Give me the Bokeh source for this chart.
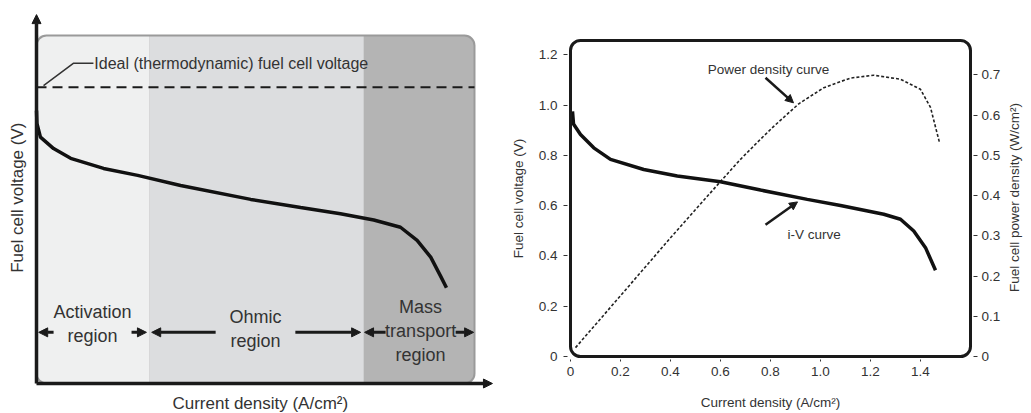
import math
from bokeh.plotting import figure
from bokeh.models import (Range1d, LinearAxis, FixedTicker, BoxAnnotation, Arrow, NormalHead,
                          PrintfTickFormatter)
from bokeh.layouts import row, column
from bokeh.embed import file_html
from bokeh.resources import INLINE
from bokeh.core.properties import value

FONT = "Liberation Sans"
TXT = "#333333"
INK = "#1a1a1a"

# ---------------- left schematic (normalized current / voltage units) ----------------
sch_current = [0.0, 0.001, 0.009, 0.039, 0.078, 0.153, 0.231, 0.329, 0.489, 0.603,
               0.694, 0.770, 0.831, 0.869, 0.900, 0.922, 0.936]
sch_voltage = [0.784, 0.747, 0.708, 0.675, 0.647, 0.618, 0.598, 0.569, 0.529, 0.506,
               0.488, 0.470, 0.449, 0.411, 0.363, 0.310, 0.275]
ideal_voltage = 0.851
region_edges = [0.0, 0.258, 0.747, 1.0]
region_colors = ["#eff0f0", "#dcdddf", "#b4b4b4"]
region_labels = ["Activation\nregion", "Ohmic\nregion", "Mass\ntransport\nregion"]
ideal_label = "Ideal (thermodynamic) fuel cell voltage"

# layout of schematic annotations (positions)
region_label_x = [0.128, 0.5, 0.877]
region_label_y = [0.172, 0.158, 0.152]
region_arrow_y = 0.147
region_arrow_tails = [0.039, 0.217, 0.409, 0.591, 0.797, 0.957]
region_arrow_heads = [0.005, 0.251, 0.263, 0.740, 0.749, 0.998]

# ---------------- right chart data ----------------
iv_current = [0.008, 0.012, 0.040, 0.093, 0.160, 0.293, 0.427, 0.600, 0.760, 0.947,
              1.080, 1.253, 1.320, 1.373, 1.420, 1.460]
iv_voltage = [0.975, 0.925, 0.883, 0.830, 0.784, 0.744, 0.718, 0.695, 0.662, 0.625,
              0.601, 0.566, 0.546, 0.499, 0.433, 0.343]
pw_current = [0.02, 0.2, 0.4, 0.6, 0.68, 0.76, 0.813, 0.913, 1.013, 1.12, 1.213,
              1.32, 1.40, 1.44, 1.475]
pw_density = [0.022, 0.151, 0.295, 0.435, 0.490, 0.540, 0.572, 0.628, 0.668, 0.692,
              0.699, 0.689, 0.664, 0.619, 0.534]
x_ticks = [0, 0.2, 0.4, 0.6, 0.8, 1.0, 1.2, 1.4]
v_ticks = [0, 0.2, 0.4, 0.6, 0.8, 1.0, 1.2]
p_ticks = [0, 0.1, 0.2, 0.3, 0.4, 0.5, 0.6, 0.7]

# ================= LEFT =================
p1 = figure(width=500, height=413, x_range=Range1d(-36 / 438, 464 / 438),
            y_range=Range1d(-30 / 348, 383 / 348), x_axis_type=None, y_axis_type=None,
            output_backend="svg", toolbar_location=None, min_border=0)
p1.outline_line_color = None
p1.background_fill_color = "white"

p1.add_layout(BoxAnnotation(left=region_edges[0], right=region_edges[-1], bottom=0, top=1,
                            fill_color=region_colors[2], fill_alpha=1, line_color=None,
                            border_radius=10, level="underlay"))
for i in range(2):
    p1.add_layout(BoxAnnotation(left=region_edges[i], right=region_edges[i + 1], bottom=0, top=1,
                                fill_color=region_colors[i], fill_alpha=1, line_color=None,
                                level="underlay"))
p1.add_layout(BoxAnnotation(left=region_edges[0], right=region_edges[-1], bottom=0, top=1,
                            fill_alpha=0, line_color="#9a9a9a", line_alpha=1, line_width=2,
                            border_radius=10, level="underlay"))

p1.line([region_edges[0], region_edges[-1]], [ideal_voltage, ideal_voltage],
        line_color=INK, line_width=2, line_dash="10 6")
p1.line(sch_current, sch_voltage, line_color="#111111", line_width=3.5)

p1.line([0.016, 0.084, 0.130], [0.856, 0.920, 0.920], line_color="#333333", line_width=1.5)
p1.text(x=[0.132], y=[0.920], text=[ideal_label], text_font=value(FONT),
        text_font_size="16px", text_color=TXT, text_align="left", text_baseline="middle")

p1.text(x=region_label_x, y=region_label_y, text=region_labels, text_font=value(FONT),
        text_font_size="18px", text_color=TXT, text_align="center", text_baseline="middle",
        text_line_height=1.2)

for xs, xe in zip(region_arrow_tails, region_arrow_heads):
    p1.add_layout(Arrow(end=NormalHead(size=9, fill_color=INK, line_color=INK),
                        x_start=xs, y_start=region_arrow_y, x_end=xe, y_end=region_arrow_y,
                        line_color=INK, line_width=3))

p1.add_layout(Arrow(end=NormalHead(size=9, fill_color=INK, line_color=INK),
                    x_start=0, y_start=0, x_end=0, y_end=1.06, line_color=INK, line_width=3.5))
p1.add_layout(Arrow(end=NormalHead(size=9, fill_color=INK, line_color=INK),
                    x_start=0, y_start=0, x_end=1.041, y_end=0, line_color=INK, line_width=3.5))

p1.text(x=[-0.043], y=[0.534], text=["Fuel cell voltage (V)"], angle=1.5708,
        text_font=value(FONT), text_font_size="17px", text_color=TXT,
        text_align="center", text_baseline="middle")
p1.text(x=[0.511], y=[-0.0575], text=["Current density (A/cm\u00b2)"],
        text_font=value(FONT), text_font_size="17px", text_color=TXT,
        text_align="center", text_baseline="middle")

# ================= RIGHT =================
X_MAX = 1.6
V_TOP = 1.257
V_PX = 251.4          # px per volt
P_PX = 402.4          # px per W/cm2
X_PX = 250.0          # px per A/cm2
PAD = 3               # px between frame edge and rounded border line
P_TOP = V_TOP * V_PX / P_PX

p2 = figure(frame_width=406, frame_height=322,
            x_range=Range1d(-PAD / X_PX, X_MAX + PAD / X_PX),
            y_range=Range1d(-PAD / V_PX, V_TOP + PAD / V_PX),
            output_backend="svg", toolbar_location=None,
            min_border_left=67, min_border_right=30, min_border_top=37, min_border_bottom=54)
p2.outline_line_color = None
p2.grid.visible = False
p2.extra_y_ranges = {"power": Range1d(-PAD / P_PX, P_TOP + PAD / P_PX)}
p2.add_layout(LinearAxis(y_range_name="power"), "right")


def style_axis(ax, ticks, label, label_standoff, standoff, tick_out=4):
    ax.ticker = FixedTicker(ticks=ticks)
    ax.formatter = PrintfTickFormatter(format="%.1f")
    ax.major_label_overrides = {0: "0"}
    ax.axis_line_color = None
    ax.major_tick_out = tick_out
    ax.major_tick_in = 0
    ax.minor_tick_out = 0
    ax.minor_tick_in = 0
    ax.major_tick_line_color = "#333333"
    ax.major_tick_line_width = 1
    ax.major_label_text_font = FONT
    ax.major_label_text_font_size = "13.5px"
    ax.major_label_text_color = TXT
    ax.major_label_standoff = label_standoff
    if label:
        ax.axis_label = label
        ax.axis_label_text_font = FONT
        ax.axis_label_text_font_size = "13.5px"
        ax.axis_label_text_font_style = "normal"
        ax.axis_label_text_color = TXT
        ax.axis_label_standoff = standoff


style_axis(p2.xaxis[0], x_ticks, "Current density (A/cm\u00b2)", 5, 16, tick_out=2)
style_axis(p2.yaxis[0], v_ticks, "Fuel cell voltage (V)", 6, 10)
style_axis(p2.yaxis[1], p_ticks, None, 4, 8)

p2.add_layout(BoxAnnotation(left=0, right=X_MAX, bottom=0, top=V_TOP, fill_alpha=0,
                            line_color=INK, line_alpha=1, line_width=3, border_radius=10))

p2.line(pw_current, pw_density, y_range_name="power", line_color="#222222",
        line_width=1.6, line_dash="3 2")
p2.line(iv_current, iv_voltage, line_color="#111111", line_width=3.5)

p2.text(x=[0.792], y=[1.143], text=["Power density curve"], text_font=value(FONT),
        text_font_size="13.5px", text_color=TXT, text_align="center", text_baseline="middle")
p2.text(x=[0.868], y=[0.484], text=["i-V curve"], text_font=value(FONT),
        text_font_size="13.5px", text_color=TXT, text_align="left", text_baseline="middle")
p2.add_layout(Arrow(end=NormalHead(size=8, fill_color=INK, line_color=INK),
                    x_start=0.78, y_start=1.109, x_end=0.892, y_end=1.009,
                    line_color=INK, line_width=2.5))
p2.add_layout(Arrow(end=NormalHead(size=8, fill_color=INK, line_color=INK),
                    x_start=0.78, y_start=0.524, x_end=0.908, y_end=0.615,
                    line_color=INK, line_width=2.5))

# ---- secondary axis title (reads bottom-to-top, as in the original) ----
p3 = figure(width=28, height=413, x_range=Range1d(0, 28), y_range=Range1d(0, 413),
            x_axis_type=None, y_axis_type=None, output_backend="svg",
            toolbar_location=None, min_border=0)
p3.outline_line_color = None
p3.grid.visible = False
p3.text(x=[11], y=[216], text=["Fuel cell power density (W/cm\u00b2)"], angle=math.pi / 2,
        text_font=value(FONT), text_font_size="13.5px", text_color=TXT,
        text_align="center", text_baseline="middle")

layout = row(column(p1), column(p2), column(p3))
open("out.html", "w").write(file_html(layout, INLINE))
━━━━━━━━
Take the lines from the start of the material to the line with "region_arrow_heads = [0.005, 0.251, 0.263, 0.740, 0.749, 0.998]", both included, and transcribe them exactly without the pictures.

Give me the Bokeh source for this chart.
import math
from bokeh.plotting import figure
from bokeh.models import (Range1d, LinearAxis, FixedTicker, BoxAnnotation, Arrow, NormalHead,
                          PrintfTickFormatter)
from bokeh.layouts import row, column
from bokeh.embed import file_html
from bokeh.resources import INLINE
from bokeh.core.properties import value

FONT = "Liberation Sans"
TXT = "#333333"
INK = "#1a1a1a"

# ---------------- left schematic (normalized current / voltage units) ----------------
sch_current = [0.0, 0.001, 0.009, 0.039, 0.078, 0.153, 0.231, 0.329, 0.489, 0.603,
               0.694, 0.770, 0.831, 0.869, 0.900, 0.922, 0.936]
sch_voltage = [0.784, 0.747, 0.708, 0.675, 0.647, 0.618, 0.598, 0.569, 0.529, 0.506,
               0.488, 0.470, 0.449, 0.411, 0.363, 0.310, 0.275]
ideal_voltage = 0.851
region_edges = [0.0, 0.258, 0.747, 1.0]
region_colors = ["#eff0f0", "#dcdddf", "#b4b4b4"]
region_labels = ["Activation\nregion", "Ohmic\nregion", "Mass\ntransport\nregion"]
ideal_label = "Ideal (thermodynamic) fuel cell voltage"

# layout of schematic annotations (positions)
region_label_x = [0.128, 0.5, 0.877]
region_label_y = [0.172, 0.158, 0.152]
region_arrow_y = 0.147
region_arrow_tails = [0.039, 0.217, 0.409, 0.591, 0.797, 0.957]
region_arrow_heads = [0.005, 0.251, 0.263, 0.740, 0.749, 0.998]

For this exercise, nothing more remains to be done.